MPhil/PhD (Unreserved, SC, ST, OBC, PH)
SAA (15, 4, 2, 0, 0)
INP (SIS) (7, 2, 1, 0, 0)
ITD (SIS) (8, 0, 0, 0, 0)
USS (SIS) (8, 1, 0, 0, 0)
EUP (SIS) (9, 2, 1, 0, 0)
Ancient History (CHS-SSS) (7, 2, 1, 0, 0)
EDU (CZHE-SSS) (14, 2, 4, 0, 1)
Linguistics (SL) (11, 1, 2, 0, 0)
Russian (SL) (7, 0, 1, 0, 0)
Philosophy (SSS) (11, 0, 1, 0, 0)
In the MA (School of Languages) results declared this week, out of 55 students selected, 46 (83.64%) are in the Unreserved Category, 3 (5.45%) in SC, 1 (1.82%) in ST, 5 (9.09%) in OBC and 0 in PH categories. Thus the tally of results this year for MA/MSc/MCA admissions comes as shown in the following table:
579 (60.95%) [Unreserved], 141 (14.84%) [SC], 74 (7.79%) [ST], 130 (13.68%) [OBC], 26 (2.74%) [PH]

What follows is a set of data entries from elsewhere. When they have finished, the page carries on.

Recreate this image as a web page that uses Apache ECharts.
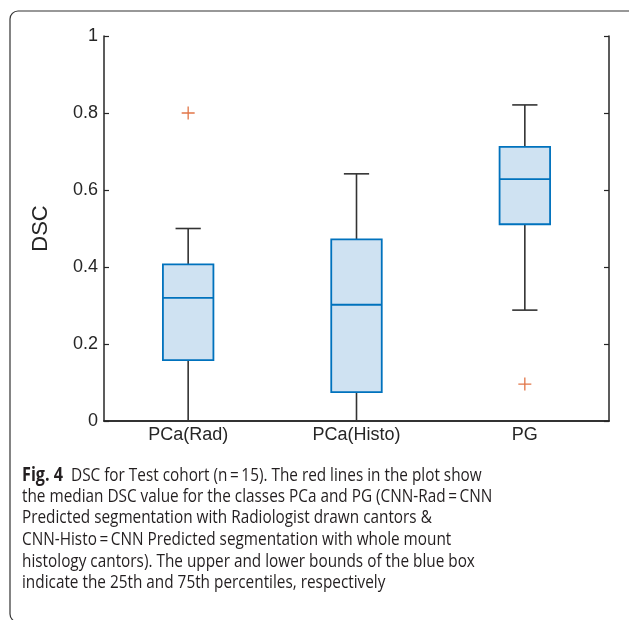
<!DOCTYPE html>
<html>
<head>
<meta charset="utf-8">
<script src="https://cdn.jsdelivr.net/npm/echarts@6/dist/echarts.min.js"></script>
<style>
html,body{margin:0;padding:0;background:#fff;}
#chart{width:629px;height:620px;}
</style>
</head>
<body>
<div id="chart"></div>
<script>
const categories = ['PCa(Rad)', 'PCa(Histo)', 'PG'];
const whiskerLow = [0, 0, 0.288];
const q1 = [0.158, 0.075, 0.511];
const median = [0.320, 0.302, 0.628];
const q3 = [0.407, 0.472, 0.712];
const whiskerHigh = [0.500, 0.642, 0.821];
const outliers = [['PCa(Rad)', 0.800], ['PG', 0.096]];

const boxData = categories.map((c, i) => [i, whiskerLow[i], q1[i], median[i], q3[i], whiskerHigh[i]]);

const chart = echarts.init(document.getElementById('chart'), null, {renderer: 'canvas'});
const axisColor = '#262626';
const labelColor = '#262626';
const boxBlue = '#0072BD';
const boxFill = '#cfe2f2';
const tickFont = 'Liberation Sans, Arial, sans-serif';

const captionLines = [
  '{b|Fig. 4}  DSC for Test cohort (n\u2009=\u200915). The red lines in the plot show',
  'the median DSC value for the classes PCa and PG (CNN-Rad\u2009=\u2009CNN',
  'Predicted segmentation with Radiologist drawn cantors &',
  'CNN-Histo\u2009=\u2009CNN Predicted segmentation with whole mount',
  'histology cantors). The upper and lower bounds of the blue box',
  'indicate the 25th and 75th percentiles, respectively'
];

const graphics = [{
  type: 'rect', x: 10, y: 11, z: -1,
  shape: {width: 640, height: 611, r: 8},
  style: {fill: 'none', stroke: '#333', lineWidth: 1.2}
}];
captionLines.forEach((t, i) => {
  graphics.push({
    type: 'text', x: 22, y: 466 + i * 21.6, scaleX: 0.852, originX: 0,
    style: {
      text: t,
      font: '18px "Open Sans", sans-serif',
      fill: '#231f20',
      rich: {b: {fontWeight: 'bold', fontSize: 19, fontFamily: '"Open Sans", sans-serif', fill: '#231f20'}}
    }
  });
});

chart.setOption({
  animation: false,
  backgroundColor: '#fff',
  grid: {left: 104, top: 36, right: 20, bottom: 199},
  graphic: graphics,
  xAxis: [{
    type: 'category', data: categories, position: 'bottom',
    boundaryGap: true,
    axisLine: {lineStyle: {color: axisColor, width: 1.5}},
    axisTick: {inside: true, alignWithLabel: true, length: 5, lineStyle: {color: axisColor, width: 1.2}},
    axisLabel: {color: labelColor, fontSize: 18, fontFamily: tickFont, margin: 5},
    splitLine: {show: false}
  }, {
    type: 'category', data: categories, position: 'top',
    boundaryGap: true,
    axisLine: {lineStyle: {color: axisColor, width: 1.5}},
    axisTick: {inside: true, alignWithLabel: true, length: 5, lineStyle: {color: axisColor, width: 1.2}},
    axisLabel: {show: false},
    splitLine: {show: false}
  }],
  yAxis: [{
    type: 'value', min: 0, max: 1, interval: 0.2, position: 'left',
    name: 'DSC', nameLocation: 'middle', nameGap: 52, nameRotate: 90,
    nameTextStyle: {color: labelColor, fontSize: 22, fontFamily: tickFont},
    axisLine: {show: true, lineStyle: {color: axisColor, width: 1.5}},
    axisTick: {show: true, inside: true, length: 5, lineStyle: {color: axisColor, width: 1.2}},
    axisLabel: {color: labelColor, fontSize: 18, fontFamily: tickFont, margin: 6,
      formatter: v => String(+v.toFixed(1))},
    splitLine: {show: false}
  }, {
    type: 'value', min: 0, max: 1, interval: 0.2, position: 'right',
    axisLine: {show: true, lineStyle: {color: axisColor, width: 1.5}},
    axisTick: {show: true, inside: true, length: 5, lineStyle: {color: axisColor, width: 1.2}},
    axisLabel: {show: false},
    splitLine: {show: false}
  }],
  series: [{
    type: 'custom',
    xAxisIndex: 0, yAxisIndex: 0,
    data: boxData,
    encode: {x: 0, y: [1, 2, 3, 4, 5]},
    renderItem: function (params, api) {
      const x = api.value(0);
      const pLow = api.coord([x, api.value(1)]);
      const pQ1 = api.coord([x, api.value(2)]);
      const pMed = api.coord([x, api.value(3)]);
      const pQ3 = api.coord([x, api.value(4)]);
      const pHigh = api.coord([x, api.value(5)]);
      const band = api.size([1, 0])[0];
      const bw = band * 0.30;
      const cw = band * 0.15;
      const cx = pMed[0];
      const lineStyle = {stroke: '#333', lineWidth: 1.6, fill: null};
      return {
        type: 'group',
        children: [
          {type: 'line', shape: {x1: cx, y1: pQ3[1], x2: cx, y2: pHigh[1]}, style: lineStyle},
          {type: 'line', shape: {x1: cx, y1: pLow[1], x2: cx, y2: pQ1[1]}, style: lineStyle},
          {type: 'line', shape: {x1: cx - cw / 2, y1: pHigh[1], x2: cx + cw / 2, y2: pHigh[1]}, style: lineStyle},
          {type: 'line', shape: {x1: cx - cw / 2, y1: pLow[1], x2: cx + cw / 2, y2: pLow[1]}, style: lineStyle},
          {type: 'rect', shape: {x: cx - bw / 2, y: pQ3[1], width: bw, height: pQ1[1] - pQ3[1]},
            style: {fill: boxFill, stroke: boxBlue, lineWidth: 1.8}},
          {type: 'line', shape: {x1: cx - bw / 2, y1: pMed[1], x2: cx + bw / 2, y2: pMed[1]},
            style: {stroke: boxBlue, lineWidth: 1.8}}
        ]
      };
    },
    z: 2
  }, {
    type: 'scatter',
    xAxisIndex: 0, yAxisIndex: 0,
    data: outliers,
    symbol: 'path://M9,0h2v20h-2zM0,9h20v2h-20z',
    symbolSize: 13,
    itemStyle: {color: '#D95319'},
    z: 3
  }]
});
</script>
</body>
</html>
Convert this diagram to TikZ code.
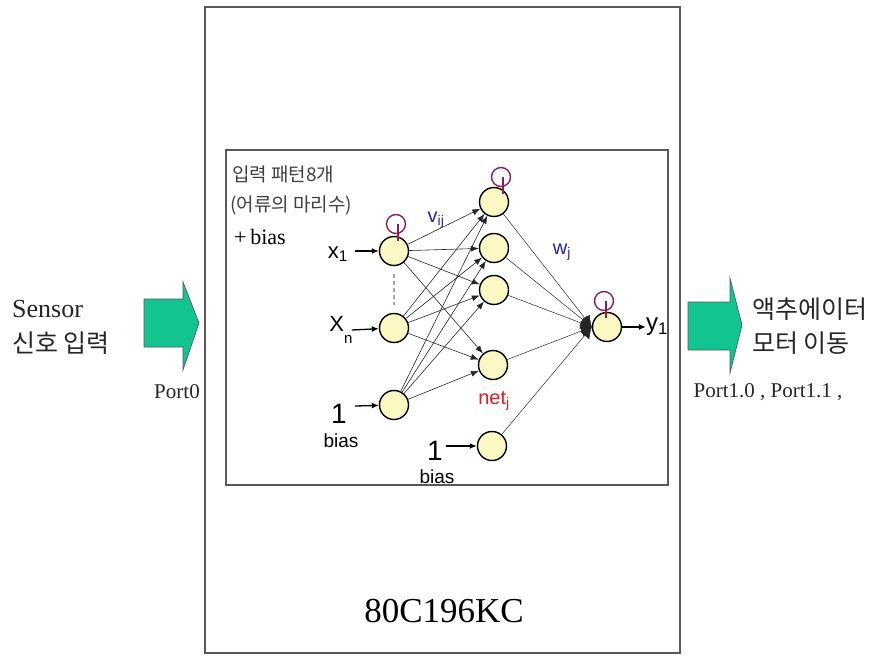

This gives the break-up of 2024 students selected for admissions to the Bachelor, Masters and MPhil/PhD Courses this year (268 in BA 1st Year, 950 in MA and 806 in MPhil/PhD). The following table gives the total category-wise break-up for this year’s admissions:
Total: 2024, 1254 (61.96%) [Unreserved], 280 (13.83%) [SC], 155 (7.66%) [ST],
285 (14.08%) [OBC], 50 (2.47%) [PH]
The resistance by the administration to the implementation of OBC reservations is expected, but not from JNUSU, led by the ‘Marxist-Leninist’ AISA! So far the concrete programmes of the AISA-JNUSU regarding the non-fulfillment of reservation have been mere tokenism! They called for a half-hearted ‘protest meeting’ in Teflas with representatives from other universities, where no concrete plan of action was charted out. They called one more public meeting to ‘discuss’ the issue of reservation. While there is nothing wrong in holding public meetings, isn’t it too late to just discuss the issue and end it there? Half of the admission procedure is over by now. The fact that OBC reservation has not been fulfilled is glaring. Especially after the M.Phil/Ph.D results have been declared the shortfall is found to be even more acute. The JNUSU however has not declared a single protest action till now. In the last one year too the JNUSU did nothing to ensure that the shortfall of reservation in the last year and the two committees were sitting on it. The reason of ‘merit cut-off’ etc. was known to the campus in the previous year too. The Academic Council meeting took place on 21st April this year, where the modalities of implementing OBC reservation was decided. JNUSU called no protest. We know that by merely calling public meetings and token protests social-justice cannot be ensured. It is not clear at all how they are going to confront this extremely casteist administration and its clear designs to blatantly deny reservation, without mobilisng the students for a serious confrontation with it.